> Work required
Skip all pictures, then print the remaining material exactly.

> Supplied information
====

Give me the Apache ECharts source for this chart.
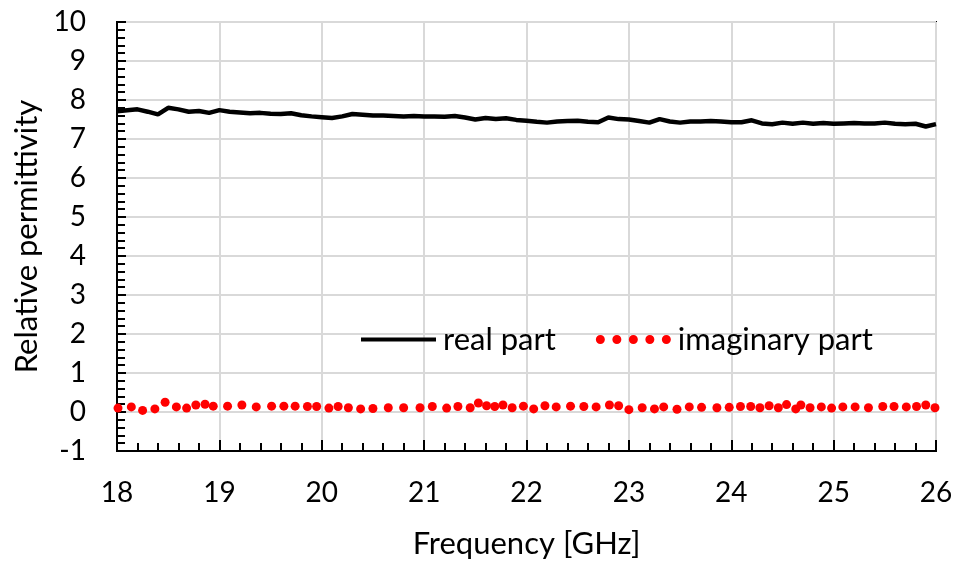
<!DOCTYPE html>
<html>
<head>
<meta charset="utf-8">
<script src="https://cdn.jsdelivr.net/npm/echarts@6/dist/echarts.min.js"></script>
<style>
  html, body { margin: 0; padding: 0; background: #fff; }
  #chart { width: 958px; height: 564px; }
</style>
</head>
<body>
<div id="chart"></div>
<script>
// Real part: measured every 0.1 GHz from 18 to 26 GHz
const realFreq = [
  18.0, 18.1, 18.2, 18.3, 18.4, 18.5, 18.6, 18.7, 18.8, 18.9,
  19.0, 19.1, 19.2, 19.3, 19.4, 19.5, 19.6, 19.7, 19.8, 19.9,
  20.0, 20.1, 20.2, 20.3, 20.4, 20.5, 20.6, 20.7, 20.8, 20.9,
  21.0, 21.1, 21.2, 21.3, 21.4, 21.5, 21.6, 21.7, 21.8, 21.9,
  22.0, 22.1, 22.2, 22.3, 22.4, 22.5, 22.6, 22.7, 22.8, 22.9,
  23.0, 23.1, 23.2, 23.3, 23.4, 23.5, 23.6, 23.7, 23.8, 23.9,
  24.0, 24.1, 24.2, 24.3, 24.4, 24.5, 24.6, 24.7, 24.8, 24.9,
  25.0, 25.1, 25.2, 25.3, 25.4, 25.5, 25.6, 25.7, 25.8, 25.9, 26.0
];
const realPart = [
  7.71, 7.74, 7.76, 7.70, 7.63, 7.80, 7.76, 7.70, 7.72, 7.67,
  7.74, 7.70, 7.68, 7.66, 7.67, 7.65, 7.64, 7.66, 7.61, 7.58,
  7.56, 7.54, 7.58, 7.64, 7.62, 7.60, 7.60, 7.59, 7.58, 7.59,
  7.58, 7.58, 7.57, 7.59, 7.55, 7.50, 7.54, 7.51, 7.53, 7.49,
  7.47, 7.44, 7.42, 7.45, 7.46, 7.47, 7.44, 7.43, 7.55, 7.51,
  7.50, 7.46, 7.42, 7.51, 7.45, 7.42, 7.45, 7.45, 7.46, 7.45,
  7.43, 7.43, 7.48, 7.40, 7.38, 7.42, 7.39, 7.42, 7.39, 7.41,
  7.39, 7.40, 7.41, 7.40, 7.40, 7.42, 7.39, 7.38, 7.39, 7.32, 7.38
];

// Imaginary part: sampled points
const imagFreq = [
  18.01, 18.14, 18.25, 18.37, 18.47, 18.58, 18.68, 18.77, 18.86, 18.94,
  19.08, 19.22, 19.36, 19.51, 19.63, 19.74, 19.86, 19.95, 20.07, 20.16,
  20.26, 20.38, 20.50, 20.65, 20.80, 20.96, 21.08, 21.22, 21.33, 21.45,
  21.53, 21.61, 21.69, 21.77, 21.86, 21.97, 22.07, 22.18, 22.29, 22.43,
  22.56, 22.68, 22.81, 22.90, 23.00, 23.13, 23.25, 23.34, 23.47, 23.59,
  23.71, 23.86, 23.98, 24.09, 24.19, 24.28, 24.37, 24.46, 24.54, 24.63,
  24.68, 24.77, 24.88, 24.98, 25.09, 25.21, 25.34, 25.48, 25.59, 25.71,
  25.81, 25.90, 25.99
];
const imagPart = [
  0.10, 0.13, 0.04, 0.08, 0.25, 0.13, 0.10, 0.18, 0.20, 0.15,
  0.15, 0.18, 0.13, 0.15, 0.15, 0.15, 0.14, 0.14, 0.10, 0.14,
  0.11, 0.08, 0.09, 0.11, 0.11, 0.11, 0.14, 0.10, 0.14, 0.11,
  0.23, 0.16, 0.14, 0.18, 0.11, 0.15, 0.08, 0.16, 0.13, 0.15,
  0.14, 0.13, 0.18, 0.16, 0.06, 0.11, 0.08, 0.13, 0.07, 0.13,
  0.12, 0.11, 0.12, 0.14, 0.14, 0.11, 0.16, 0.11, 0.19, 0.08,
  0.18, 0.11, 0.13, 0.10, 0.13, 0.13, 0.11, 0.14, 0.14, 0.13,
  0.14, 0.18, 0.11
];

const seriesNames = ['real part', 'imaginary part'];
const xTitle = 'Frequency [GHz]';
const yTitle = 'Relative permittivity';

const FONT = 'Lato, "Open Sans", sans-serif';

// Legend icons: a thick bar for the line, five dots in a row for the points
const lineIcon = 'path://M0,0H75V4H0Z';
const dotsIcon = 'path://' + [4.5, 21, 37.5, 54, 70.5].map(function (c) {
  return 'M' + (c - 4.5) + ',4.5a4.5,4.5 0 1,0 9,0a4.5,4.5 0 1,0 -9,0Z';
}).join(' ');

const chart = echarts.init(document.getElementById('chart'), null, { renderer: 'canvas' });

chart.setOption({
  backgroundColor: '#fff',
  animation: false,
  grid: {
    left: 117, right: 22, top: 22, bottom: 113,
    show: true, borderColor: '#000', borderWidth: 2, backgroundColor: 'transparent'
  },
  legend: {
    left: 356, top: 319,
    itemWidth: 75, itemHeight: 9, itemGap: 40,
    textStyle: { fontFamily: FONT, fontSize: 31, color: '#000', padding: [0, 0, 0, 2] },
    data: [
      { name: seriesNames[0], icon: lineIcon },
      { name: seriesNames[1], icon: dotsIcon }
    ]
  },
  xAxis: {
    type: 'value', min: 18, max: 26, interval: 1,
    name: xTitle, nameLocation: 'middle', nameGap: 77,
    nameTextStyle: { fontFamily: FONT, fontSize: 31, color: '#000' },
    axisLine: { show: true, onZero: false, lineStyle: { color: '#000', width: 2 } },
    axisTick: { show: true, inside: true, length: 11, lineStyle: { color: '#000', width: 2 } },
    minorTick: { show: true, splitNumber: 5, length: 8, lineStyle: { color: '#000', width: 2 } },
    axisLabel: { fontFamily: FONT, fontSize: 28, color: '#000', margin: 28 },
    splitLine: { show: true, lineStyle: { color: '#d9d9d9', width: 2 } }
  },
  yAxis: {
    type: 'value', min: -1, max: 10, interval: 1,
    name: yTitle, nameLocation: 'middle', nameGap: 72, nameRotate: 90,
    nameTextStyle: { fontFamily: FONT, fontSize: 31, color: '#000' },
    axisLine: { show: true, onZero: false, lineStyle: { color: '#000', width: 2 } },
    axisTick: { show: true, inside: true, length: 9, lineStyle: { color: '#000', width: 2 } },
    minorTick: { show: true, splitNumber: 5, length: 8, lineStyle: { color: '#000', width: 2 } },
    axisLabel: { fontFamily: FONT, fontSize: 28, color: '#000', margin: 31 },
    splitLine: { show: true, lineStyle: { color: '#d9d9d9', width: 2 } }
  },
  series: [
    {
      name: seriesNames[0],
      type: 'line',
      data: realFreq.map(function (f, i) { return [f, realPart[i]]; }),
      symbol: 'none', showSymbol: false,
      lineStyle: { color: '#000', width: 4.5 },
      itemStyle: { color: '#000' },
      z: 3
    },
    {
      name: seriesNames[1],
      type: 'scatter',
      data: imagFreq.map(function (f, i) { return [f, imagPart[i]]; }),
      symbol: 'circle', symbolSize: 9,
      itemStyle: { color: '#ff0000', opacity: 1 },
      z: 4
    }
  ]
});
</script>
</body>
</html>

====

> Written response
Give me the Apache ECharts source for this chart.
<!DOCTYPE html>
<html>
<head>
<meta charset="utf-8">
<script src="https://cdn.jsdelivr.net/npm/echarts@6/dist/echarts.min.js"></script>
<style>
  html, body { margin: 0; padding: 0; background: #fff; }
  #chart { width: 958px; height: 564px; }
</style>
</head>
<body>
<div id="chart"></div>
<script>
// Real part: measured every 0.1 GHz from 18 to 26 GHz
const realFreq = [
  18.0, 18.1, 18.2, 18.3, 18.4, 18.5, 18.6, 18.7, 18.8, 18.9,
  19.0, 19.1, 19.2, 19.3, 19.4, 19.5, 19.6, 19.7, 19.8, 19.9,
  20.0, 20.1, 20.2, 20.3, 20.4, 20.5, 20.6, 20.7, 20.8, 20.9,
  21.0, 21.1, 21.2, 21.3, 21.4, 21.5, 21.6, 21.7, 21.8, 21.9,
  22.0, 22.1, 22.2, 22.3, 22.4, 22.5, 22.6, 22.7, 22.8, 22.9,
  23.0, 23.1, 23.2, 23.3, 23.4, 23.5, 23.6, 23.7, 23.8, 23.9,
  24.0, 24.1, 24.2, 24.3, 24.4, 24.5, 24.6, 24.7, 24.8, 24.9,
  25.0, 25.1, 25.2, 25.3, 25.4, 25.5, 25.6, 25.7, 25.8, 25.9, 26.0
];
const realPart = [
  7.71, 7.74, 7.76, 7.70, 7.63, 7.80, 7.76, 7.70, 7.72, 7.67,
  7.74, 7.70, 7.68, 7.66, 7.67, 7.65, 7.64, 7.66, 7.61, 7.58,
  7.56, 7.54, 7.58, 7.64, 7.62, 7.60, 7.60, 7.59, 7.58, 7.59,
  7.58, 7.58, 7.57, 7.59, 7.55, 7.50, 7.54, 7.51, 7.53, 7.49,
  7.47, 7.44, 7.42, 7.45, 7.46, 7.47, 7.44, 7.43, 7.55, 7.51,
  7.50, 7.46, 7.42, 7.51, 7.45, 7.42, 7.45, 7.45, 7.46, 7.45,
  7.43, 7.43, 7.48, 7.40, 7.38, 7.42, 7.39, 7.42, 7.39, 7.41,
  7.39, 7.40, 7.41, 7.40, 7.40, 7.42, 7.39, 7.38, 7.39, 7.32, 7.38
];

// Imaginary part: sampled points
const imagFreq = [
  18.01, 18.14, 18.25, 18.37, 18.47, 18.58, 18.68, 18.77, 18.86, 18.94,
  19.08, 19.22, 19.36, 19.51, 19.63, 19.74, 19.86, 19.95, 20.07, 20.16,
  20.26, 20.38, 20.50, 20.65, 20.80, 20.96, 21.08, 21.22, 21.33, 21.45,
  21.53, 21.61, 21.69, 21.77, 21.86, 21.97, 22.07, 22.18, 22.29, 22.43,
  22.56, 22.68, 22.81, 22.90, 23.00, 23.13, 23.25, 23.34, 23.47, 23.59,
  23.71, 23.86, 23.98, 24.09, 24.19, 24.28, 24.37, 24.46, 24.54, 24.63,
  24.68, 24.77, 24.88, 24.98, 25.09, 25.21, 25.34, 25.48, 25.59, 25.71,
  25.81, 25.90, 25.99
];
const imagPart = [
  0.10, 0.13, 0.04, 0.08, 0.25, 0.13, 0.10, 0.18, 0.20, 0.15,
  0.15, 0.18, 0.13, 0.15, 0.15, 0.15, 0.14, 0.14, 0.10, 0.14,
  0.11, 0.08, 0.09, 0.11, 0.11, 0.11, 0.14, 0.10, 0.14, 0.11,
  0.23, 0.16, 0.14, 0.18, 0.11, 0.15, 0.08, 0.16, 0.13, 0.15,
  0.14, 0.13, 0.18, 0.16, 0.06, 0.11, 0.08, 0.13, 0.07, 0.13,
  0.12, 0.11, 0.12, 0.14, 0.14, 0.11, 0.16, 0.11, 0.19, 0.08,
  0.18, 0.11, 0.13, 0.10, 0.13, 0.13, 0.11, 0.14, 0.14, 0.13,
  0.14, 0.18, 0.11
];

const seriesNames = ['real part', 'imaginary part'];
const xTitle = 'Frequency [GHz]';
const yTitle = 'Relative permittivity';

const FONT = 'Lato, "Open Sans", sans-serif';

// Legend icons: a thick bar for the line, five dots in a row for the points
const lineIcon = 'path://M0,0H75V4H0Z';
const dotsIcon = 'path://' + [4.5, 21, 37.5, 54, 70.5].map(function (c) {
  return 'M' + (c - 4.5) + ',4.5a4.5,4.5 0 1,0 9,0a4.5,4.5 0 1,0 -9,0Z';
}).join(' ');

const chart = echarts.init(document.getElementById('chart'), null, { renderer: 'canvas' });

chart.setOption({
  backgroundColor: '#fff',
  animation: false,
  grid: {
    left: 117, right: 22, top: 22, bottom: 113,
    show: true, borderColor: '#000', borderWidth: 2, backgroundColor: 'transparent'
  },
  legend: {
    left: 356, top: 319,
    itemWidth: 75, itemHeight: 9, itemGap: 40,
    textStyle: { fontFamily: FONT, fontSize: 31, color: '#000', padding: [0, 0, 0, 2] },
    data: [
      { name: seriesNames[0], icon: lineIcon },
      { name: seriesNames[1], icon: dotsIcon }
    ]
  },
  xAxis: {
    type: 'value', min: 18, max: 26, interval: 1,
    name: xTitle, nameLocation: 'middle', nameGap: 77,
    nameTextStyle: { fontFamily: FONT, fontSize: 31, color: '#000' },
    axisLine: { show: true, onZero: false, lineStyle: { color: '#000', width: 2 } },
    axisTick: { show: true, inside: true, length: 11, lineStyle: { color: '#000', width: 2 } },
    minorTick: { show: true, splitNumber: 5, length: 8, lineStyle: { color: '#000', width: 2 } },
    axisLabel: { fontFamily: FONT, fontSize: 28, color: '#000', margin: 28 },
    splitLine: { show: true, lineStyle: { color: '#d9d9d9', width: 2 } }
  },
  yAxis: {
    type: 'value', min: -1, max: 10, interval: 1,
    name: yTitle, nameLocation: 'middle', nameGap: 72, nameRotate: 90,
    nameTextStyle: { fontFamily: FONT, fontSize: 31, color: '#000' },
    axisLine: { show: true, onZero: false, lineStyle: { color: '#000', width: 2 } },
    axisTick: { show: true, inside: true, length: 9, lineStyle: { color: '#000', width: 2 } },
    minorTick: { show: true, splitNumber: 5, length: 8, lineStyle: { color: '#000', width: 2 } },
    axisLabel: { fontFamily: FONT, fontSize: 28, color: '#000', margin: 31 },
    splitLine: { show: true, lineStyle: { color: '#d9d9d9', width: 2 } }
  },
  series: [
    {
      name: seriesNames[0],
      type: 'line',
      data: realFreq.map(function (f, i) { return [f, realPart[i]]; }),
      symbol: 'none', showSymbol: false,
      lineStyle: { color: '#000', width: 4.5 },
      itemStyle: { color: '#000' },
      z: 3
    },
    {
      name: seriesNames[1],
      type: 'scatter',
      data: imagFreq.map(function (f, i) { return [f, imagPart[i]]; }),
      symbol: 'circle', symbolSize: 9,
      itemStyle: { color: '#ff0000', opacity: 1 },
      z: 4
    }
  ]
});
</script>
</body>
</html>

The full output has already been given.